**Directive:**
Would you transcribe the whole listing exactly, minus its pictures?

**Source excerpt:**
++++++++++

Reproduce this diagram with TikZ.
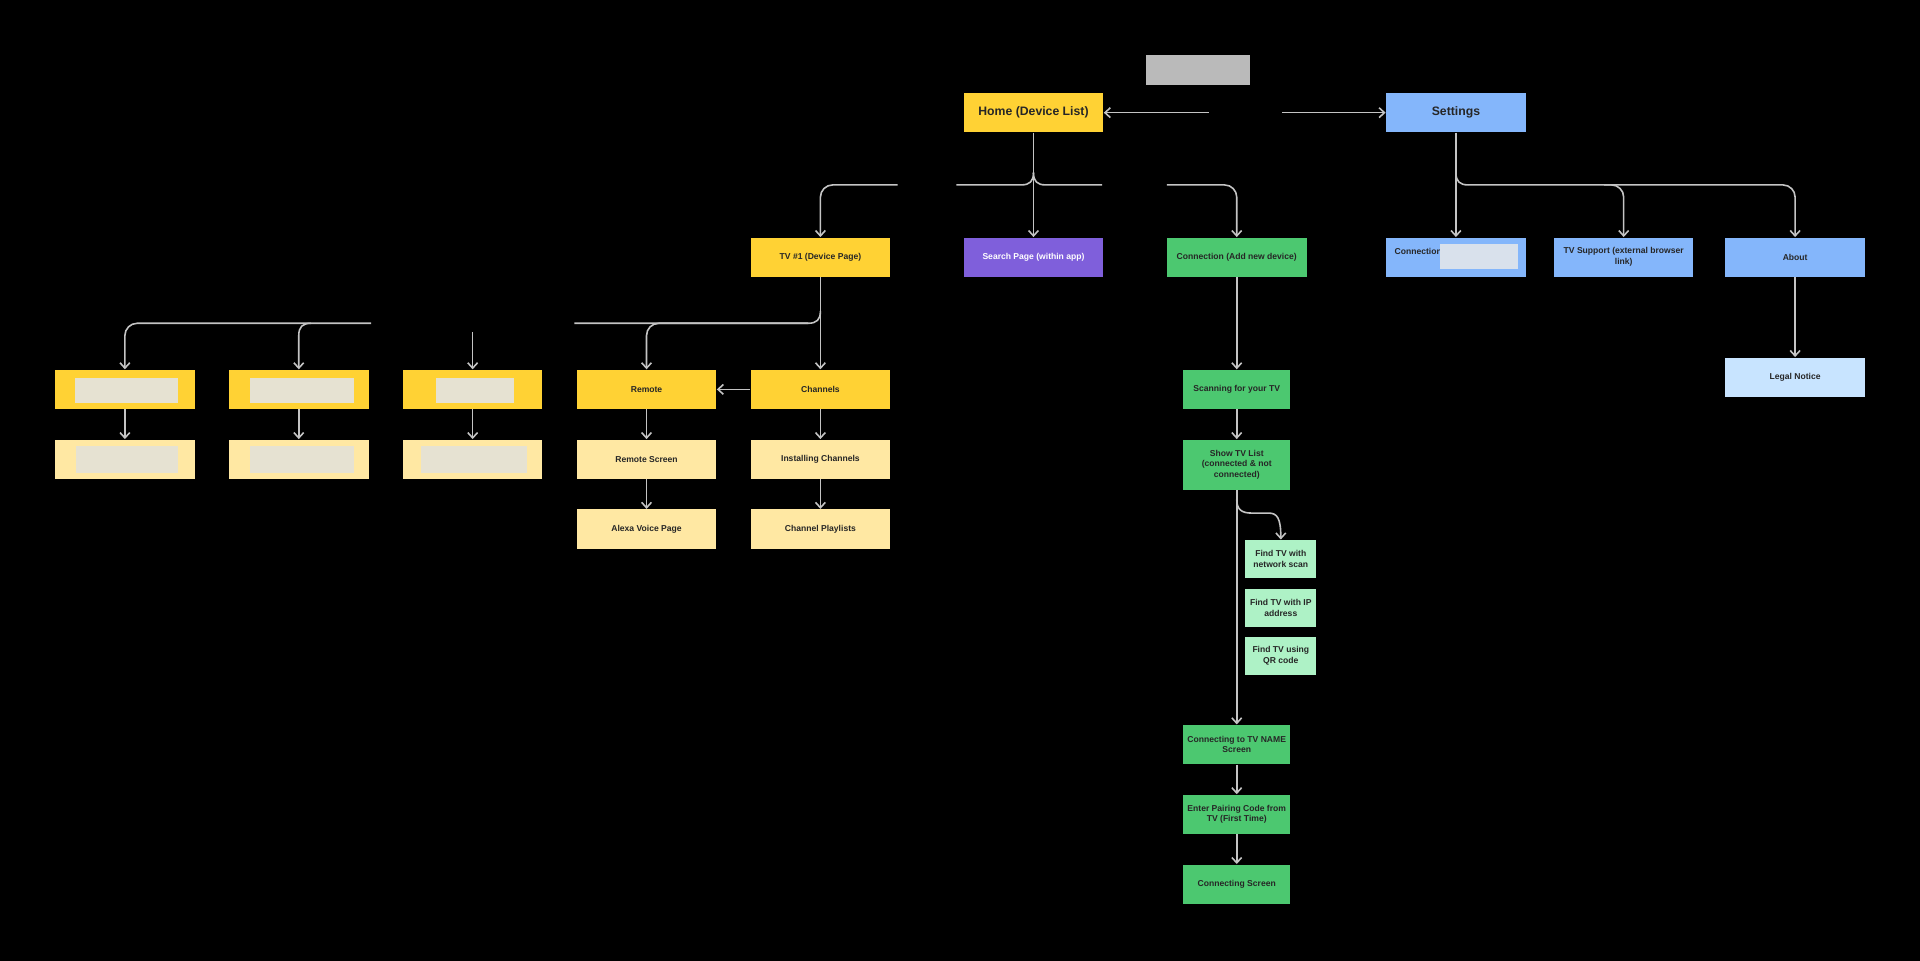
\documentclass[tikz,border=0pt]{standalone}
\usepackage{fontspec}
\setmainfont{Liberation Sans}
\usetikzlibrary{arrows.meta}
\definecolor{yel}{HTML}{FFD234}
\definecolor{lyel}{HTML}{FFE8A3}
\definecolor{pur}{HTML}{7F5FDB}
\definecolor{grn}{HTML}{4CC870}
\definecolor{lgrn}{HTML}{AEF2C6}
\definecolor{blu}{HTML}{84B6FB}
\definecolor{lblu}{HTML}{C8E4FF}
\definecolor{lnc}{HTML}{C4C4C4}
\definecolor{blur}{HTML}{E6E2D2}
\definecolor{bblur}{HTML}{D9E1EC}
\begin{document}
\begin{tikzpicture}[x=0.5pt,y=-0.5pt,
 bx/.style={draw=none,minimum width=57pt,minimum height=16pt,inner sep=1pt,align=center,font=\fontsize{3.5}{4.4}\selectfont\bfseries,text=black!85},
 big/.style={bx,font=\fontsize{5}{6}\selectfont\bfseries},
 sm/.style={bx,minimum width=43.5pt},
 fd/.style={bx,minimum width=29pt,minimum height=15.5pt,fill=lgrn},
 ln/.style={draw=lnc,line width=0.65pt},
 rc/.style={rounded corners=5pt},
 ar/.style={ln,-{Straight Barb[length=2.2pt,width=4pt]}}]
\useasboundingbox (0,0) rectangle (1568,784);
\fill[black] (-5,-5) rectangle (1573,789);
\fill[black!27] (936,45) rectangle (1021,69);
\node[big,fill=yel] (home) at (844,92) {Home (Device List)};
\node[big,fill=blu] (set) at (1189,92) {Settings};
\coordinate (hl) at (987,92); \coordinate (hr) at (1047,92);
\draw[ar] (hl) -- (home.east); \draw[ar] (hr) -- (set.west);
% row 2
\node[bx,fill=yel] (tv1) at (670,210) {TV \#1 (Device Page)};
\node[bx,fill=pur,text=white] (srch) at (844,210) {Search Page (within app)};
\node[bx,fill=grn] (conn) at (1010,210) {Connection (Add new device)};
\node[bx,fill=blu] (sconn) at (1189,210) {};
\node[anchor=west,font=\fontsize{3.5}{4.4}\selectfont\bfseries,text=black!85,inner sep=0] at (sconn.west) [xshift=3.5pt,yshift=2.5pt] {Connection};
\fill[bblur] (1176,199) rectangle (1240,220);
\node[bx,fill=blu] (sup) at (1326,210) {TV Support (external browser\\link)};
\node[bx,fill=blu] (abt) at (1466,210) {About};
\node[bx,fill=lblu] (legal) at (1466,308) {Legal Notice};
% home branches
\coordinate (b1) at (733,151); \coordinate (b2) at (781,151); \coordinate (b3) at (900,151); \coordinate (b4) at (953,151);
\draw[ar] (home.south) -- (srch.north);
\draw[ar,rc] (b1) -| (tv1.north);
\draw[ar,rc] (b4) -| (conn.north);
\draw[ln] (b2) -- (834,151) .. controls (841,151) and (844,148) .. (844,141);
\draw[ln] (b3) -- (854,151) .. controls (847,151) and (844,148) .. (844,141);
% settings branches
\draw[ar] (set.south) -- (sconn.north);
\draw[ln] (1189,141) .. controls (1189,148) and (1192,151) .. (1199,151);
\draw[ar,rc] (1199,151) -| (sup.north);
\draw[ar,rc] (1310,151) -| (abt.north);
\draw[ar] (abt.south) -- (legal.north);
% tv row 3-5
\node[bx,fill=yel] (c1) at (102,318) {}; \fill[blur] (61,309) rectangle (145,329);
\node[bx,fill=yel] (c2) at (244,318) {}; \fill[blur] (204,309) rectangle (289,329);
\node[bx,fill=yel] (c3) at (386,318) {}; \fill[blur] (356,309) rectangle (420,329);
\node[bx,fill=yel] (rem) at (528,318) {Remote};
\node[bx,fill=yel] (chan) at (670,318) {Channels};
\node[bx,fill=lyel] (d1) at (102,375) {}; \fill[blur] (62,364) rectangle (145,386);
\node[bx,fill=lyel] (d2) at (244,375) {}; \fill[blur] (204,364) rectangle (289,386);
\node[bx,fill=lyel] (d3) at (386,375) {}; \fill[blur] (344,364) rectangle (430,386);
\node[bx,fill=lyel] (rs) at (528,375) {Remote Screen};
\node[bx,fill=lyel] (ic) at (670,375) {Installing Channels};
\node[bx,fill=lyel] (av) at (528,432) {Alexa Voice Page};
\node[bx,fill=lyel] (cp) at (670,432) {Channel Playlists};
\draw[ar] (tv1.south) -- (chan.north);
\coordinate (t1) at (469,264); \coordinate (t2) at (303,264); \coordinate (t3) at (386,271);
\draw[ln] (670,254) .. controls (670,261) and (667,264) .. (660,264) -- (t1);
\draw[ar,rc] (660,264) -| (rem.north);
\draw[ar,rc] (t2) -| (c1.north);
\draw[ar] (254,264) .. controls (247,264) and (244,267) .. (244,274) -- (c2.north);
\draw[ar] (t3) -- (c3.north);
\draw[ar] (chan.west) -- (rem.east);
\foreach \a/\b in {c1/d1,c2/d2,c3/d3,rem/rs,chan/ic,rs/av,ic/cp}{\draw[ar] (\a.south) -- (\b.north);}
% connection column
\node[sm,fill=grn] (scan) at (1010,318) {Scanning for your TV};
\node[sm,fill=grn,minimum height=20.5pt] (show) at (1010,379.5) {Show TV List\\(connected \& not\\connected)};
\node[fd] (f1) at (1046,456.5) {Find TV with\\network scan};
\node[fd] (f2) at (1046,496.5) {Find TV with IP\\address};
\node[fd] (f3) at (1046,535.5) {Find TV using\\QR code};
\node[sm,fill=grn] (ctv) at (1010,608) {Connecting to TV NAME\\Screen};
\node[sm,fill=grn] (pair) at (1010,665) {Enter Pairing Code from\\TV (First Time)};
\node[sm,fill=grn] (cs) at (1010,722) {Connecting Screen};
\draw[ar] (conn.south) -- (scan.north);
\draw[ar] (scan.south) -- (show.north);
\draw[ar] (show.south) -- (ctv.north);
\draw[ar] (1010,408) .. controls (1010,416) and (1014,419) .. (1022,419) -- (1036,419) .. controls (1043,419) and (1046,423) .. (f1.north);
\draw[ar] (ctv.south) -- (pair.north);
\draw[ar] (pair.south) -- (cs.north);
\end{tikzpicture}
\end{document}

++++++++++

**Response to the exercise:**
Reproduce this diagram with TikZ.
\documentclass[tikz,border=0pt]{standalone}
\usepackage{fontspec}
\setmainfont{Liberation Sans}
\usetikzlibrary{arrows.meta}
\definecolor{yel}{HTML}{FFD234}
\definecolor{lyel}{HTML}{FFE8A3}
\definecolor{pur}{HTML}{7F5FDB}
\definecolor{grn}{HTML}{4CC870}
\definecolor{lgrn}{HTML}{AEF2C6}
\definecolor{blu}{HTML}{84B6FB}
\definecolor{lblu}{HTML}{C8E4FF}
\definecolor{lnc}{HTML}{C4C4C4}
\definecolor{blur}{HTML}{E6E2D2}
\definecolor{bblur}{HTML}{D9E1EC}
\begin{document}
\begin{tikzpicture}[x=0.5pt,y=-0.5pt,
 bx/.style={draw=none,minimum width=57pt,minimum height=16pt,inner sep=1pt,align=center,font=\fontsize{3.5}{4.4}\selectfont\bfseries,text=black!85},
 big/.style={bx,font=\fontsize{5}{6}\selectfont\bfseries},
 sm/.style={bx,minimum width=43.5pt},
 fd/.style={bx,minimum width=29pt,minimum height=15.5pt,fill=lgrn},
 ln/.style={draw=lnc,line width=0.65pt},
 rc/.style={rounded corners=5pt},
 ar/.style={ln,-{Straight Barb[length=2.2pt,width=4pt]}}]
\useasboundingbox (0,0) rectangle (1568,784);
\fill[black] (-5,-5) rectangle (1573,789);
\fill[black!27] (936,45) rectangle (1021,69);
\node[big,fill=yel] (home) at (844,92) {Home (Device List)};
\node[big,fill=blu] (set) at (1189,92) {Settings};
\coordinate (hl) at (987,92); \coordinate (hr) at (1047,92);
\draw[ar] (hl) -- (home.east); \draw[ar] (hr) -- (set.west);
% row 2
\node[bx,fill=yel] (tv1) at (670,210) {TV \#1 (Device Page)};
\node[bx,fill=pur,text=white] (srch) at (844,210) {Search Page (within app)};
\node[bx,fill=grn] (conn) at (1010,210) {Connection (Add new device)};
\node[bx,fill=blu] (sconn) at (1189,210) {};
\node[anchor=west,font=\fontsize{3.5}{4.4}\selectfont\bfseries,text=black!85,inner sep=0] at (sconn.west) [xshift=3.5pt,yshift=2.5pt] {Connection};
\fill[bblur] (1176,199) rectangle (1240,220);
\node[bx,fill=blu] (sup) at (1326,210) {TV Support (external browser\\link)};
\node[bx,fill=blu] (abt) at (1466,210) {About};
\node[bx,fill=lblu] (legal) at (1466,308) {Legal Notice};
% home branches
\coordinate (b1) at (733,151); \coordinate (b2) at (781,151); \coordinate (b3) at (900,151); \coordinate (b4) at (953,151);
\draw[ar] (home.south) -- (srch.north);
\draw[ar,rc] (b1) -| (tv1.north);
\draw[ar,rc] (b4) -| (conn.north);
\draw[ln] (b2) -- (834,151) .. controls (841,151) and (844,148) .. (844,141);
\draw[ln] (b3) -- (854,151) .. controls (847,151) and (844,148) .. (844,141);
% settings branches
\draw[ar] (set.south) -- (sconn.north);
\draw[ln] (1189,141) .. controls (1189,148) and (1192,151) .. (1199,151);
\draw[ar,rc] (1199,151) -| (sup.north);
\draw[ar,rc] (1310,151) -| (abt.north);
\draw[ar] (abt.south) -- (legal.north);
% tv row 3-5
\node[bx,fill=yel] (c1) at (102,318) {}; \fill[blur] (61,309) rectangle (145,329);
\node[bx,fill=yel] (c2) at (244,318) {}; \fill[blur] (204,309) rectangle (289,329);
\node[bx,fill=yel] (c3) at (386,318) {}; \fill[blur] (356,309) rectangle (420,329);
\node[bx,fill=yel] (rem) at (528,318) {Remote};
\node[bx,fill=yel] (chan) at (670,318) {Channels};
\node[bx,fill=lyel] (d1) at (102,375) {}; \fill[blur] (62,364) rectangle (145,386);
\node[bx,fill=lyel] (d2) at (244,375) {}; \fill[blur] (204,364) rectangle (289,386);
\node[bx,fill=lyel] (d3) at (386,375) {}; \fill[blur] (344,364) rectangle (430,386);
\node[bx,fill=lyel] (rs) at (528,375) {Remote Screen};
\node[bx,fill=lyel] (ic) at (670,375) {Installing Channels};
\node[bx,fill=lyel] (av) at (528,432) {Alexa Voice Page};
\node[bx,fill=lyel] (cp) at (670,432) {Channel Playlists};
\draw[ar] (tv1.south) -- (chan.north);
\coordinate (t1) at (469,264); \coordinate (t2) at (303,264); \coordinate (t3) at (386,271);
\draw[ln] (670,254) .. controls (670,261) and (667,264) .. (660,264) -- (t1);
\draw[ar,rc] (660,264) -| (rem.north);
\draw[ar,rc] (t2) -| (c1.north);
\draw[ar] (254,264) .. controls (247,264) and (244,267) .. (244,274) -- (c2.north);
\draw[ar] (t3) -- (c3.north);
\draw[ar] (chan.west) -- (rem.east);
\foreach \a/\b in {c1/d1,c2/d2,c3/d3,rem/rs,chan/ic,rs/av,ic/cp}{\draw[ar] (\a.south) -- (\b.north);}
% connection column
\node[sm,fill=grn] (scan) at (1010,318) {Scanning for your TV};
\node[sm,fill=grn,minimum height=20.5pt] (show) at (1010,379.5) {Show TV List\\(connected \& not\\connected)};
\node[fd] (f1) at (1046,456.5) {Find TV with\\network scan};
\node[fd] (f2) at (1046,496.5) {Find TV with IP\\address};
\node[fd] (f3) at (1046,535.5) {Find TV using\\QR code};
\node[sm,fill=grn] (ctv) at (1010,608) {Connecting to TV NAME\\Screen};
\node[sm,fill=grn] (pair) at (1010,665) {Enter Pairing Code from\\TV (First Time)};
\node[sm,fill=grn] (cs) at (1010,722) {Connecting Screen};
\draw[ar] (conn.south) -- (scan.north);
\draw[ar] (scan.south) -- (show.north);
\draw[ar] (show.south) -- (ctv.north);
\draw[ar] (1010,408) .. controls (1010,416) and (1014,419) .. (1022,419) -- (1036,419) .. controls (1043,419) and (1046,423) .. (f1.north);
\draw[ar] (ctv.south) -- (pair.north);
\draw[ar] (pair.south) -- (cs.north);
\end{tikzpicture}
\end{document}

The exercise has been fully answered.